Over a period of time, the jawbone associated with missing teeth atrophies or is reabsorbed. This often leaves a condition in which there is poor quality and quantity of bone suitable for placement of dental implants. In these situations, most patients are not candidates for placement of dental implants.
Today, we have the ability to grow bone where needed. This not only gives us the opportunity to place implants of proper length and width, it also gives us a chance to restore functionality and aesthetic appearance.
Bone grafting can repair implant sites with inadequate bone structure due to previous extractions, gum disease or injuries. The bone is either obtained from a tissue bank or your from your own bone. Most bone grafting procedures utilize bone obtained from a tissue bank and require no donor site. These types of procedures are routinely performed in the office setting. Sinus bone grafts are also performed to replace bone in the posterior upper jaw. In addition, special membranes may be utilized that dissolve under the gum and protect the bone graft and encourage bone regeneration. This is called guided bone regeneration or guided tissue regeneration.
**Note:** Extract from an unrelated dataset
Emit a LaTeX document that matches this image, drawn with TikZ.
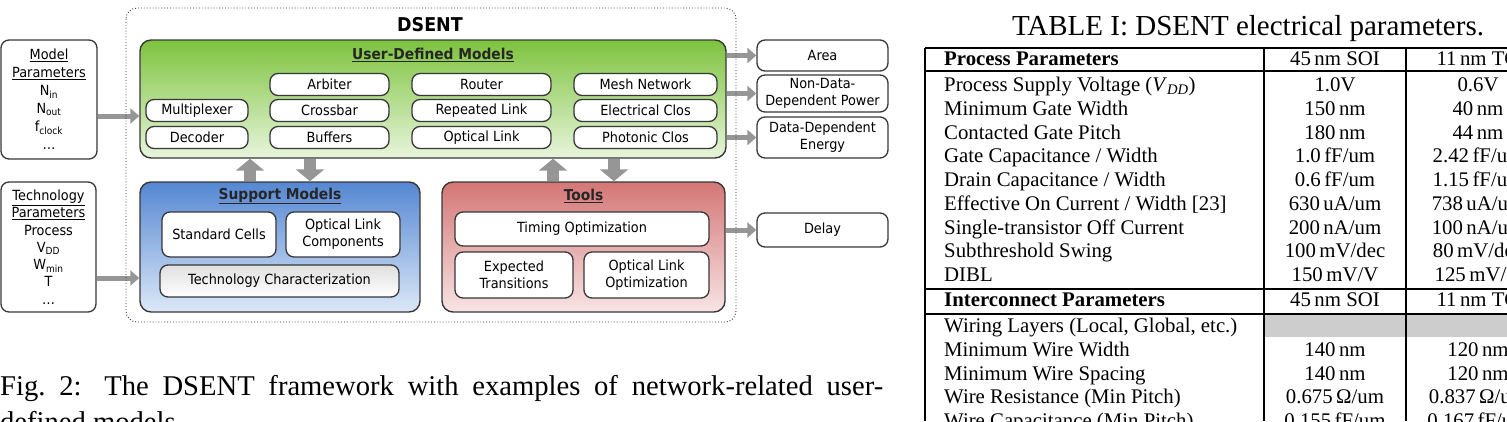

A Ridge Preservation bone graft is placed at the time of a dental extraction. It is well documented that the jaw bone (or more specifically, the alveolar “ridge”) will undergo a certain amount of resorption and atrophy after a dental extraction if the area is allowed to simply heal on its own. This is certainly acceptable is some situations. However, in some cases, it may beneficial to prevent this resorption. This may be true when a dental implant is planned in an extraction site at a future date. It can be beneficial to place a Ridge Preservation bone graft at the time of your extraction in order to preserve the natural size and shape of your jawbone (i.e. alveolar “ridge”) so that there is available bone to support the dental implant. Often, a Ridge Preservation bone graft can prevent more invasive bone grafting surgery in the future.
Sinus Lift Procedure
The maxillary sinuses are behind your cheeks and on top of the upper teeth. Your maxillary sinus is an empty space above your upper jaw and next to your nose. Some of the roots of the natural upper teeth extend up into the maxillary sinuses. When these upper teeth are removed, there is often just a thin wall of bone separating the maxillary sinus and the mouth. Dental implants need bone to hold them in place. When the sinus wall is very thin, it is impossible to place dental implants in this bone.
There is a solution and its called a sinus graft or sinus lift graft. The dental implant surgeon enters the sinus from where the upper teeth used to be. The sinus membrane is then lifted upward and donor bone is inserted into the floor of the sinus. Keep in mind that the floor of the sinus is the roof of the upper jaw. After several months of healing, the bone becomes part of the patients jaw and dental implants can be inserted and stabilized in this new sinus bone.
The sinus graft makes it possible for many patients to have dental implants when years ago there was no other option other than wearing dentures.
If enough bone between the upper jaw ridge and the bottom of the sinus is available to stabilize the implant well, sinus augmentations and implant placement can sometimes be performed as a single procedure. If not enough bone is available, the sinus augmentation will have to be performed first, then the graft will have to mature for several months, depending upon the type of graft material used. Once the graft has matured, the implants can be placed.
In severe cases, the ridge has been reabsorbed and a bone graft is placed to increase ridge height and/or width. This is a technique used to restore the lost bone dimension when the jaw ridge gets too thin to place conventional implants. In this procedure, the bony ridge of the jaw is literally expanded by mechanical means. Bone graft material can be placed and matured for a few months before placing the implant.